Greatness has a price, though. For some fans, it was the four-figure ticket. Jordan's touching sentiment on his change of uniform numbers--he didn't want to wear his old 23 if his late father couldn't see it--was somewhat diminished by the fact that even as he played his first game, the Champion sportswear company was turning out Jordan 45 jerseys. Sometimes with Jordan, you don't know where the reality ends and the commercial begins. Asked what playing minor-league baseball did for him, he said, "It helped me realize what was important to me. It was like going to my guru." The reference, of course, was to the Gatorade ad in which a guru advises him, "Life is a sport. Drink it up." At $1 for a 12-oz. bottle in Plainfield, Indiana.

Actually, the guru is wrong. Sport is a parquet floor, with crossing patterns of excellence and exploitation. Tyson's story is perhaps the best example of that. When legendary boxing maestro Cus D'Amato discovered Tyson in an upstate New York reformatory, he was a bad kid from Brooklyn. D'Amato didn't exactly turn him into a saint, but he did channel Tyson's aggression into boxing. D'Amato died in 1985, but Tyson continued to improve as a fighter and as a human being. After he knocked out Pinklon Thomas in their 1987 championship fight, Tyson went over to his opponent to see if he was okay. Then he hugged trainer Kevin Rooney and manager Jimmy Jacobs. When Don King came over to hug him, Tyson wanted nothing to do with him.

But that was then. In 1988 Tyson's life spun out of control. There was the marriage to Robin Givens, the death of Jacobs, a pact with King, a car crash, the firing of Rooney. By the time Tyson fought 42-to-1 underdog Buster Douglas in February of 1990, he was out of shape, and Douglas KO'd him in the 10th round.

Then came the fateful Miss Black America pageant in Indianapolis in July '91. That is where and when Tyson terrorized and raped a star-struck contestant named Desiree Washington. On March 26, 1992, he began serving his six-year sentence. When King was recently asked if Tyson had any money left from the millions in purses he earned, the promoter replied, "Farmers can't count on last year's crops."
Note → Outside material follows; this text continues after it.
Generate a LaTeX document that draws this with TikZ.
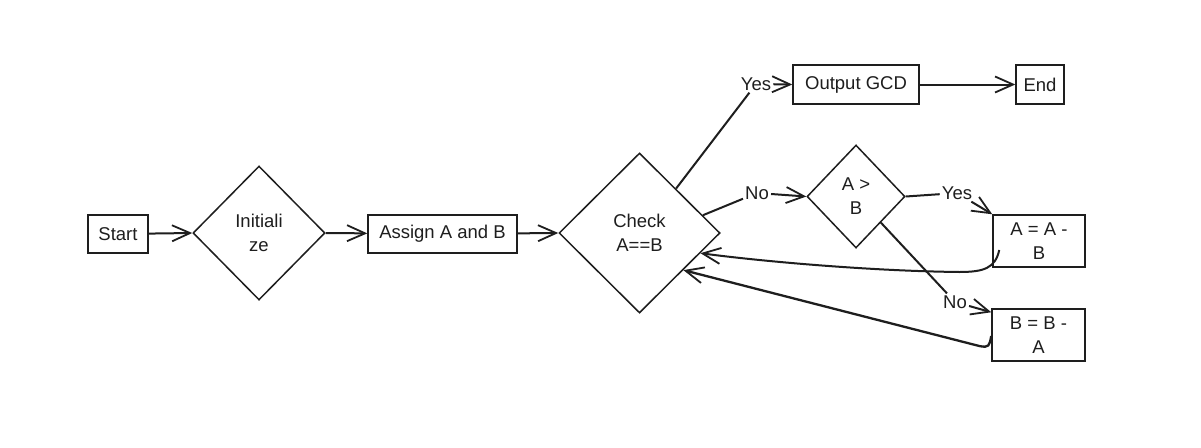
\documentclass[tikz,border=0pt]{standalone}
\usepackage{fontspec}
\setmainfont{Liberation Sans}
\usetikzlibrary{shapes.geometric,arrows.meta,calc}
\definecolor{ink}{HTML}{1E1E1E}
\newcommand\myfont{\fontsize{18.5}{24}\selectfont}
\begin{document}
\begin{tikzpicture}[x=1pt,y=-1pt,
  shp/.style={draw=ink, line width=1.5pt, inner sep=0pt, align=center, font=\myfont, text=ink},
  box/.style={shp, rectangle},
  dia/.style={shp, diamond},
  con/.style={draw=ink, line width=2pt},
  arr/.style={con, -{Straight Barb[length=18pt,width=16pt,line width=1.8pt]}},
  lbl/.style={inner sep=2pt, font=\myfont, text=ink}
]
\useasboundingbox[fill=white] (0,0) rectangle (1201,447);

% nodes
\node[box, minimum width=60, minimum height=38] (start) at (118,234) {Start};
\node[dia, minimum width=132, minimum height=134] (init) at (259,233) {Initiali\\ze};
\node[box, minimum width=149, minimum height=38] (assign) at (442.5,234) {Assign A and B};
\node[dia, minimum width=161, minimum height=160] (check) at (639.5,233) {Check\\A==B};
\node[box, minimum width=126, minimum height=39] (out) at (856,84.5) {Output GCD};
\node[box, minimum width=48, minimum height=39] (end) at (1040,84.5) {End};
\node[dia, minimum width=98, minimum height=103] (agb) at (856,196.5) {A >\\B};
\node[box, minimum width=92, minimum height=52] (aab) at (1039,241) {A = A -\\B};
\node[box, minimum width=93, minimum height=52] (bba) at (1038.5,335) {B = B -\\A};

% labels
\node[lbl] (yes1) at (756,84) {Yes};
\node[lbl] (no1) at (757,193) {No};
\node[lbl] (yes2) at (957,193) {Yes};
\node[lbl] (no2) at (955,302) {No};

% points on borders
\coordinate (cy) at ($(check.north)!0.45!(check.east)$);
\coordinate (cn) at ($(check.north)!0.78!(check.east)$);
\coordinate (cr1) at ($(check.east)!0.25!(check.south)$);
\coordinate (cr2) at ($(check.east)!0.46!(check.south)$);
\coordinate (an) at ($(agb.east)!0.5!(agb.south)$);
\coordinate (r1a) at ($(aab.west)+(7,9)$);
\coordinate (r1b) at ($(aab.west)+(-33,31)$);
\coordinate (r2a) at ($(bba.west)+(0,1)$);
\coordinate (r2b) at ($(bba.west)+(-12,11)$);

% connectors
\draw[arr] (start) -- (init.west);
\draw[arr] (init.east) -- (assign);
\draw[arr] (assign) -- (check.west);

\draw[con] (cy) -- (yes1);
\draw[arr] (yes1) -- (out.west);
\draw[arr] (out) -- (end);

\draw[con] (cn) -- (no1);
\draw[arr] (no1) -- (agb.west);

\draw[con] (agb.east) -- (yes2);
\draw[arr] (yes2) -- (aab.north west);

\draw[con] (an) -- (no2);
\draw[arr] (no2) -- ($(bba.north west)+(0,4)$);

\draw[arr] (r1a) .. controls ++(-4,18) and ++(25,0) .. (r1b)
  .. controls ++(-90,-1) and ++(60,8) .. (cr1);
\draw[arr, line width=2.3pt] (r2a) .. controls ++(-2,10) and ++(10,2) .. (r2b) -- (cr2);
\end{tikzpicture}
\end{document}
Tyson couldn't fight in prison, but that hasn't prevented people from fighting over him. In the week before Tyson's release, both King's people and the Muslims claimed that he would follow them. Playing off the famous plea--"No mas, no mas''--of Roberto Duran, King aide Mike Marley said, "No mosque, no mosque."

No matter who Tyson hooks up with, there is every expectation that the 28-year-old will once again regain at least one of the many heavyweight titles. "The division is such a joke," says Rooney, "that Tyson could fight tomorrow and win the title. But that's not the question. The question is whether he can be as good as he once was."